Item ID: 6657 Setsuyoshu 節用集 [Convenient & Useful Dictionary, a Vade Mecum by Manjuya Hayashi Soji]. Edited by Manjuya Hayashi Soji. MANJUYA BON.
Setsuyoshu 節用集 [Convenient & Useful Dictionary, a Vade Mecum by Manjuya Hayashi Soji]. Edited by Manjuya Hayashi Soji.

The Essential Japanese Dictionary

Setsuyoshu 節用集 [Convenient & Useful Dictionary, a Vade Mecum by Manjuya Hayashi Soji]. Edited by Manjuya Hayashi Soji.

Eight vertical lines of text per page. 98 folding leaves. Oblong 8vo (144 x 206 mm.), orig. (or very early) dark thick wrappers, new stitching. [Nara?: Manjuya Hayashi Soji, ca. 1532-73].

One of the earliest surviving setsuyoshu, the essential Japanese dictionary, “one of the mainstays of the publishing industry and…probably the most likely book to be found in a house of few books.”–Kornicki, The Book in Japan, p. 248. Widely used from the 15th century through the early Meiji period; there were more than 500 editions in many styles, additions, and formats. All early editions are extremely rare, as they were used to death.

Anonymously compiled sometime in the second half of the 15th century, setsuyoshu was originally a dictionary used for looking up Chinese characters using the Japanese reading of that character or word. Through the 16th century, it remained a Japanese language dictionary of characters appropriate to the vocabulary popular in Muromachi times, with occasional word commentary and etymological explanation.

The earliest setsuyoshu (kohon setsuyoshu or “old-style” setsuyoshu), are divided into three main categories, based on the first word listed in the dictionary: the earliest, Ise (the old name for Mie prefecture), and two offshoots: Indo (India) and inui (northwest). Our edition is an example of the earliest, the Ise bon. The first printings were in the late 15th century, and all of are of the greatest rarity; we find no 15th- or 16th-century edition of the setsuyoshu in WorldCat.
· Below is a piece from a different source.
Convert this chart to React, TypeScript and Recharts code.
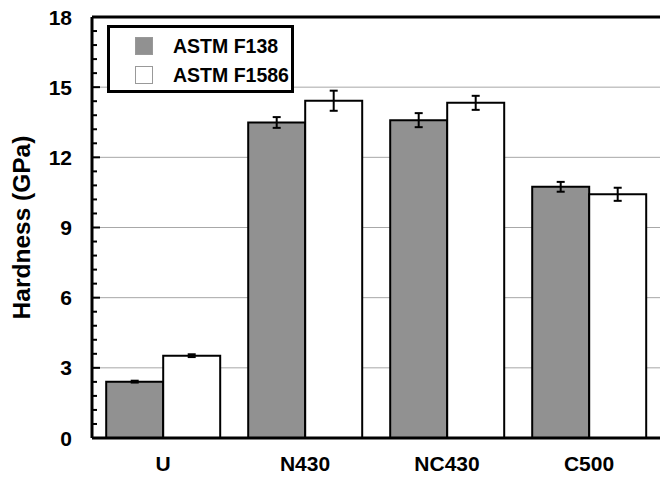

This is the first printing of Manjuya Hayashi Soji’s edition of the setsuyoshu. It is printed on rather thick paper in kanji and katakana, imitating the square style of handwriting (kaisho), used for scholarly and formal works. The National Diet Library owns a copy of our edition and dates it as “late Muromachi” (that era ended in 1573). The copies at Tenri, Waseda, and Toyo Bunko are quite incomplete; our copy is absolutely complete. There is also a 1596 printing.

The audience for the kohon setsuyoshu was the literate elite, and they used the dictionary mainly for artistic pursuits. By the late 17th century, the setsuyoshu developed from its initial dictionary form into a household encyclopedia with additional text containing useful knowledge for daily life.

The editor and publisher of our edition was Soji Hayashi (1498-1581), book collector, scholar of poetry, and a 7th-generation member of a family famous for operating a bean-jam steamed bun shop (manjuya) in Nara (the company still exists). The name of the shop was so famous — its buns were favored by a number of legendary warriors and shoguns — it became attached to this edition.

The main section of the dictionary continues until leaf 90, where addenda begin, one listing the wards of Kyoto (three pages), and another of additional words. The organization of the dictionary is by iroha order and further divided by eleven categories or mon: heaven and earth, ethics, natural history, food, numbers, and others. Each word has a pronunciation guide in katakana.

This copy was offered by Shigeo Sorimachi in 1982 in his monumental Kobunso aisho zuroku catalogue for 5,000,000 yen. Sorimachi has placed his seal on the final leaf of text.

Our copy is in very good condition, with clear dark printing. The first leaf is rather soiled, and there is some light soiling throughout and some dampstaining at end. There are two wormholes in the beginning leaves are not offensive. Seven leaves towards the end have some minor worming. There is also some minor marginal worming. Preserved in a chitsu.

❧ Don Clifford Bailey, “Early Japanese Lexicography” in Monumenta Nipponica, Vol. 16, Nos. 1/2 (1960), pp. 1-52. Steffen Remvik, Setsuyoshu in Early Modern Japan: A Book Historical Approach, PhD dissertation, January 2017 (online).